Where does the string "with" appear in the records? Copy every line that contains it.
======== Data to use ========
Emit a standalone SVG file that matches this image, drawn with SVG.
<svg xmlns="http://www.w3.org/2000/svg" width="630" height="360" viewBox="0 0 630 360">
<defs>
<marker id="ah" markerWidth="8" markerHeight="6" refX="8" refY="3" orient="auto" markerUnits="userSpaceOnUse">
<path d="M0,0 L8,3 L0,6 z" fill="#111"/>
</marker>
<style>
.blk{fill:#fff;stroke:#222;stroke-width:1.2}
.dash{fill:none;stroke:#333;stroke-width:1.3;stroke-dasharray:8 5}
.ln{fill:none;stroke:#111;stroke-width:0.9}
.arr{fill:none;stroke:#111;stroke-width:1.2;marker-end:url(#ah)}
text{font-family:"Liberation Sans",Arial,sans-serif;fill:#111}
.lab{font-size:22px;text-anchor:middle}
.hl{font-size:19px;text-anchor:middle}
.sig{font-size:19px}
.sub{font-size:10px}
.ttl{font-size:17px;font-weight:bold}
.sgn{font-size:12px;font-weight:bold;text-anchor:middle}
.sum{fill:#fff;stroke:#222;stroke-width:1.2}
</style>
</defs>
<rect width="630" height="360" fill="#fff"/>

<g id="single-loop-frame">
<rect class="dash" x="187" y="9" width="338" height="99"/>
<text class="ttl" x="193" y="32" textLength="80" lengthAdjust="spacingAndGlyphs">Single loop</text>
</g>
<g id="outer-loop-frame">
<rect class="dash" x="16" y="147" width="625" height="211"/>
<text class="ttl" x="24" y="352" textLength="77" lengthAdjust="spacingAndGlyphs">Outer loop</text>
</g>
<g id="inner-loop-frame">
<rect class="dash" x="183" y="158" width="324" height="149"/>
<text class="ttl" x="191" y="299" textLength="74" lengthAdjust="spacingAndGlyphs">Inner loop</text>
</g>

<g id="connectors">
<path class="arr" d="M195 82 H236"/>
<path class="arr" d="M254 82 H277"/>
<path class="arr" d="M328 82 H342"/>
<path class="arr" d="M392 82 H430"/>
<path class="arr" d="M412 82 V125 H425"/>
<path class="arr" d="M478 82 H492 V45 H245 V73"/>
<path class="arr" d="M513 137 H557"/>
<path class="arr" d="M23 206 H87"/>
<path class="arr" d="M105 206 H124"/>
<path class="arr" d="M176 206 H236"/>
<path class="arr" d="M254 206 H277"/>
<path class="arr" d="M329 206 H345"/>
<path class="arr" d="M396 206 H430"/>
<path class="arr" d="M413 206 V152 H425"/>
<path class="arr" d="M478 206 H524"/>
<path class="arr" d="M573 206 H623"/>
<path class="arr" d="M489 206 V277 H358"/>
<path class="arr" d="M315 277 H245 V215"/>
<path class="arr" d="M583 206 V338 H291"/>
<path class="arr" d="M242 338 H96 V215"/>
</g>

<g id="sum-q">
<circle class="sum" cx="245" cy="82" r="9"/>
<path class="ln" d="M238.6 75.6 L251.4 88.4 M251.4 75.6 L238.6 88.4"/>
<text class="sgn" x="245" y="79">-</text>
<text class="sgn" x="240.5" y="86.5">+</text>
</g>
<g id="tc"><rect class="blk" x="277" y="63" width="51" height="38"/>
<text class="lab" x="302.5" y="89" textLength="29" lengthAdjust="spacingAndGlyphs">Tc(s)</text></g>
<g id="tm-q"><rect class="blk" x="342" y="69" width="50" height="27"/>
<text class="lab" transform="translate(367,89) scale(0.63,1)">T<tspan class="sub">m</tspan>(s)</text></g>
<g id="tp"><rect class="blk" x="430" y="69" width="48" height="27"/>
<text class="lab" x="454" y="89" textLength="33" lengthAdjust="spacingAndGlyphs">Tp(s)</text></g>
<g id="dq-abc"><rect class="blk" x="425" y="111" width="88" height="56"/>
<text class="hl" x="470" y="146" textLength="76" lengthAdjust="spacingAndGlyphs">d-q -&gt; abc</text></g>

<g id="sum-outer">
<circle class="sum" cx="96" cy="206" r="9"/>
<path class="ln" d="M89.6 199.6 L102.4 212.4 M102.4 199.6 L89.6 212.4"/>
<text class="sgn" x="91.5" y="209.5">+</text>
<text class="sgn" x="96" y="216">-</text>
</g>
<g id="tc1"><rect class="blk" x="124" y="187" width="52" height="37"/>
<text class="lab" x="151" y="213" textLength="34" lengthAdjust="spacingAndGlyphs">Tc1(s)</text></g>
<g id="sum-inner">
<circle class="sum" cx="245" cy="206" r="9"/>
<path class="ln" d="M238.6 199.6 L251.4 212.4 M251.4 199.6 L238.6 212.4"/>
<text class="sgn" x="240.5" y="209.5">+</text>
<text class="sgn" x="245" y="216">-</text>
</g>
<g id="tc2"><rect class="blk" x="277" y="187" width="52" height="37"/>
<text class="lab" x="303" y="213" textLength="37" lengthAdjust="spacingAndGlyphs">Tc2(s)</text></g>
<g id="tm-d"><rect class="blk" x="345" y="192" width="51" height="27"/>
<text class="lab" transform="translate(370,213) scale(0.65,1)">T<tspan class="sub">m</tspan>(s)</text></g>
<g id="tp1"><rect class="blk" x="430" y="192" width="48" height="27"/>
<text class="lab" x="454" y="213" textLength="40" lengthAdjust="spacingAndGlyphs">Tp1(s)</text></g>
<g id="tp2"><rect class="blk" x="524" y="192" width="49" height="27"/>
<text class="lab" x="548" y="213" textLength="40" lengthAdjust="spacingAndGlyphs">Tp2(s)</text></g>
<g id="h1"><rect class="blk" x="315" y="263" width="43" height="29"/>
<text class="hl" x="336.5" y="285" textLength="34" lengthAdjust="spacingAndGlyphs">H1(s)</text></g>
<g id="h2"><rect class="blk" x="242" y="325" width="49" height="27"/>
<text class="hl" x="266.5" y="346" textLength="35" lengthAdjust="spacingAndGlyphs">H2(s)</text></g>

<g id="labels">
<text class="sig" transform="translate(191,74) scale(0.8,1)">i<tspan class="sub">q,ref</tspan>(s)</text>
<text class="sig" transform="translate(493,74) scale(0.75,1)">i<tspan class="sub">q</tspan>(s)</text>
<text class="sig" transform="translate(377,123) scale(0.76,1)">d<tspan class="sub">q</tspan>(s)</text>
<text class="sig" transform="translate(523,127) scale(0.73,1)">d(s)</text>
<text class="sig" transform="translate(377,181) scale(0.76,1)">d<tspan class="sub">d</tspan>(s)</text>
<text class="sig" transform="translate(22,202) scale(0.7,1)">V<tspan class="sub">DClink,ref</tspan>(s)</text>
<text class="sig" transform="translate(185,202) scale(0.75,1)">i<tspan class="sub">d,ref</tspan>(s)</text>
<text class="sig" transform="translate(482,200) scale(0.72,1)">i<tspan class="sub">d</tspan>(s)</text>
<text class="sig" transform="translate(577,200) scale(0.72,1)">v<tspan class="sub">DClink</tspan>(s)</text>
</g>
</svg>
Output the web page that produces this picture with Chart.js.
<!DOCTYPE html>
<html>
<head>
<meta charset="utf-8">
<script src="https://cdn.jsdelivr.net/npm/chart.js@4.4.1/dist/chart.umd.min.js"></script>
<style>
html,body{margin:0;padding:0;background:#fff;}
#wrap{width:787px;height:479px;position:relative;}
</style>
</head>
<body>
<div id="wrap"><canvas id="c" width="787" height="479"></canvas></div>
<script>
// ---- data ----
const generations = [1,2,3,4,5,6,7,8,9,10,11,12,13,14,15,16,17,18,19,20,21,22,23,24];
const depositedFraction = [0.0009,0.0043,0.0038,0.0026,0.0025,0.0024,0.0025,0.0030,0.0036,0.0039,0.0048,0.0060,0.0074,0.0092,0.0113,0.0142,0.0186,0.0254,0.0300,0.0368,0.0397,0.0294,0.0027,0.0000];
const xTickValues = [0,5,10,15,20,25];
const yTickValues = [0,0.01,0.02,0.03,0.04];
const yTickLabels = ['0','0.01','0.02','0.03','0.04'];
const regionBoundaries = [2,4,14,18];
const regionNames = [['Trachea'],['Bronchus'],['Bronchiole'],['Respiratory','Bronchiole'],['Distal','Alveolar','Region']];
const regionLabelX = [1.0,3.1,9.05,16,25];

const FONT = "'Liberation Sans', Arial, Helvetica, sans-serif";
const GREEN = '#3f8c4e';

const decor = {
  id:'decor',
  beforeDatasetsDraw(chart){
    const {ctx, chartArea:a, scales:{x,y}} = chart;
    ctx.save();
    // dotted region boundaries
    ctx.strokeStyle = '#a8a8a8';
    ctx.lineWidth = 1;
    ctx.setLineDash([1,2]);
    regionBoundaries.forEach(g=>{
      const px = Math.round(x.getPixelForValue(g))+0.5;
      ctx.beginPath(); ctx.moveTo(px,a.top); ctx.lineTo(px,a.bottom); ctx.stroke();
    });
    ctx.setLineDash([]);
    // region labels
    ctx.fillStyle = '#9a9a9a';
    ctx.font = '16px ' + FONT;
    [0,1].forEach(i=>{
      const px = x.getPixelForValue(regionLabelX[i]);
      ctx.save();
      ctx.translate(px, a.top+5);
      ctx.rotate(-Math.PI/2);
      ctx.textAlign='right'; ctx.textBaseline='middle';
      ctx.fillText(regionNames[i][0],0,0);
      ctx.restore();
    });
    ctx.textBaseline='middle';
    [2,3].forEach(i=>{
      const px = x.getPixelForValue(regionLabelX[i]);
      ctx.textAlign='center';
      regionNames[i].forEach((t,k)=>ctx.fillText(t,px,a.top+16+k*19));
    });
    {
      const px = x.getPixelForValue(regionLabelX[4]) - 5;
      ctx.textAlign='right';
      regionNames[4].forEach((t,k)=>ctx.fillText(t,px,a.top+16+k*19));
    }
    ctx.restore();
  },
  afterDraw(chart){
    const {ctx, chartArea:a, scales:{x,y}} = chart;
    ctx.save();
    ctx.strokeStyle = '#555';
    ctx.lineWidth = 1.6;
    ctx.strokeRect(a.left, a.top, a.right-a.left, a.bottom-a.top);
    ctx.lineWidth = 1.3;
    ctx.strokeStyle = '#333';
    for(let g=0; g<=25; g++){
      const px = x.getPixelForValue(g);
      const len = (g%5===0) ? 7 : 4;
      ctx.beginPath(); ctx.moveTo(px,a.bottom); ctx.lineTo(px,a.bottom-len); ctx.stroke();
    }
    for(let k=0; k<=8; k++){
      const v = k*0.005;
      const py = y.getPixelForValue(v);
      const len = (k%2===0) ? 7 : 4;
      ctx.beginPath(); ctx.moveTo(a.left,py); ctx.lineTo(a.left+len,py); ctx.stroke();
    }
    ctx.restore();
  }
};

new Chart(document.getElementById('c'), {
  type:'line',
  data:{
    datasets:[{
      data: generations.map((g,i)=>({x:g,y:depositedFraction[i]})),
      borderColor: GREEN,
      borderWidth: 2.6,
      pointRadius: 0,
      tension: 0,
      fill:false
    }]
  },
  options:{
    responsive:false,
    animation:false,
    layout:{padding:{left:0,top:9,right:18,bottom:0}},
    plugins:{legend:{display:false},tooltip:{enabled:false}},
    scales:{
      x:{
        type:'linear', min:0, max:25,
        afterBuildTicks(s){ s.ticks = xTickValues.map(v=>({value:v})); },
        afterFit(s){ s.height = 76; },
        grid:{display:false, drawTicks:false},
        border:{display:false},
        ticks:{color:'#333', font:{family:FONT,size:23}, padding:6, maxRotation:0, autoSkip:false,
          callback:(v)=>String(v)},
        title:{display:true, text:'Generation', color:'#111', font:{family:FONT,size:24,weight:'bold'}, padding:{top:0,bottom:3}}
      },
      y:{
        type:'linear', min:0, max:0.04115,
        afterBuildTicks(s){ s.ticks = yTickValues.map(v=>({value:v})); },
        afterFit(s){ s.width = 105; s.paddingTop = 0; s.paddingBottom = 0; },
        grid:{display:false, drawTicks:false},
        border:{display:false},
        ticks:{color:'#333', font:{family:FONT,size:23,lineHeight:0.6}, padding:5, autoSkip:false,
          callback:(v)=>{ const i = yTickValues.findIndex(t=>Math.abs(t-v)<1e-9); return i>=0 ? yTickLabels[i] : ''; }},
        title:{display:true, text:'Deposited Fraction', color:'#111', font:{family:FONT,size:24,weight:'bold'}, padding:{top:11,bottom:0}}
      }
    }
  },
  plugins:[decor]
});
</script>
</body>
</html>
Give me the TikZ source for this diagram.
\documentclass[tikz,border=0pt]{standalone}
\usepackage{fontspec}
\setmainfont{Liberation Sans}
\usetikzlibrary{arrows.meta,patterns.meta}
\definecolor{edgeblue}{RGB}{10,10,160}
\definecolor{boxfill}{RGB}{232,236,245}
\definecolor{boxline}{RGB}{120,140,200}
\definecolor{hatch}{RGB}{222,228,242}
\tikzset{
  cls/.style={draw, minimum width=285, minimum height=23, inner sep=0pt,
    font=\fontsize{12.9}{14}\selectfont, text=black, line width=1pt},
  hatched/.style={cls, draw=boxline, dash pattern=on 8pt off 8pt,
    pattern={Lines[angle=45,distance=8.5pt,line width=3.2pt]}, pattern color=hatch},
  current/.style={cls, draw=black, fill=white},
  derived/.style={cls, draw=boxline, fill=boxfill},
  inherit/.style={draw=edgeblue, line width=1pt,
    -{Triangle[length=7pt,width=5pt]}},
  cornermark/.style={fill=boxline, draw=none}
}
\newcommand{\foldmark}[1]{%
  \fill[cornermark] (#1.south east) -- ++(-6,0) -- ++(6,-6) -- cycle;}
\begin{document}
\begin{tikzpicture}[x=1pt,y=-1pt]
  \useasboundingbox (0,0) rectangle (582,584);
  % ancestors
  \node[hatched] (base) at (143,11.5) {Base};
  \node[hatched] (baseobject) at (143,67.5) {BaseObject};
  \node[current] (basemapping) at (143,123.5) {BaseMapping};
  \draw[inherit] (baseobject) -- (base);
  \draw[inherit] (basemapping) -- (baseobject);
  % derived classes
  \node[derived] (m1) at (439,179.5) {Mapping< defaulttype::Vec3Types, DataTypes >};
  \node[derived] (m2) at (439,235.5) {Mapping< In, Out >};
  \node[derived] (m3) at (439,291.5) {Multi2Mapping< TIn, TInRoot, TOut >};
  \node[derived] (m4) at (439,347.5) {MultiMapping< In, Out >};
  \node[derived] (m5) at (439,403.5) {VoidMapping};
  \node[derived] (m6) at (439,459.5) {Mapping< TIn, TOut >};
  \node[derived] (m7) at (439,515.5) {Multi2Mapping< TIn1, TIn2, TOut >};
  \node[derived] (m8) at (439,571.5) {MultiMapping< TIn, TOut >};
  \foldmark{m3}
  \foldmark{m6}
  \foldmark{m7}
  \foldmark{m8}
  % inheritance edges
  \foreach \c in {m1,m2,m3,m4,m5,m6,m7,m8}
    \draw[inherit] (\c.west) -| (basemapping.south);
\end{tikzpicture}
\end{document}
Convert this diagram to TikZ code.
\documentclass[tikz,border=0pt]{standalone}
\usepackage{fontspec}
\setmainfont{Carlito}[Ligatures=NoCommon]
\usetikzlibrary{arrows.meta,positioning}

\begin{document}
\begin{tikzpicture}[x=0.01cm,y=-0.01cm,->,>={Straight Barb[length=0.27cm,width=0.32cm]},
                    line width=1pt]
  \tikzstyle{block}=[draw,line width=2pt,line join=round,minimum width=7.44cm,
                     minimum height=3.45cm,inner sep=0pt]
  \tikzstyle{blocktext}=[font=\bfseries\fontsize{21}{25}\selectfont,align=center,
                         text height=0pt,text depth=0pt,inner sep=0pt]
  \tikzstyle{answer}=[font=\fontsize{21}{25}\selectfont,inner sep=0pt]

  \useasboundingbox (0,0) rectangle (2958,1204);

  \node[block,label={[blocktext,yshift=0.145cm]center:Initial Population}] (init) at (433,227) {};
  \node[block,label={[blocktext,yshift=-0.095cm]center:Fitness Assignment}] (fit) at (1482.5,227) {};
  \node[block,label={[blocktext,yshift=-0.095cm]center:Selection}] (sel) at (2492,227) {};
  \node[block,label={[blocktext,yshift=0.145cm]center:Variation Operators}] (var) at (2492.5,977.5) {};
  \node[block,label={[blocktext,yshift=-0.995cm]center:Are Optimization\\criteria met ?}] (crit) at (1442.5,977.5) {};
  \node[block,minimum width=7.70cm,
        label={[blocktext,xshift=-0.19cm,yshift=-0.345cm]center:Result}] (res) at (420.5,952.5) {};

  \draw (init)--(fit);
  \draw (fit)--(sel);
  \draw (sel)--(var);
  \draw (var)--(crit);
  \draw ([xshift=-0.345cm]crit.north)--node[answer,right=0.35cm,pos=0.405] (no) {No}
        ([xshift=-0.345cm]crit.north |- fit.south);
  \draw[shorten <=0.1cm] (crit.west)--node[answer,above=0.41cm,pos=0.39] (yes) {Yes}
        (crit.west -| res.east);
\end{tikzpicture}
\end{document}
========
**Answer to the problem:**
Emit a standalone SVG file that matches this image, drawn with SVG.
Output the web page that produces this picture with Chart.js.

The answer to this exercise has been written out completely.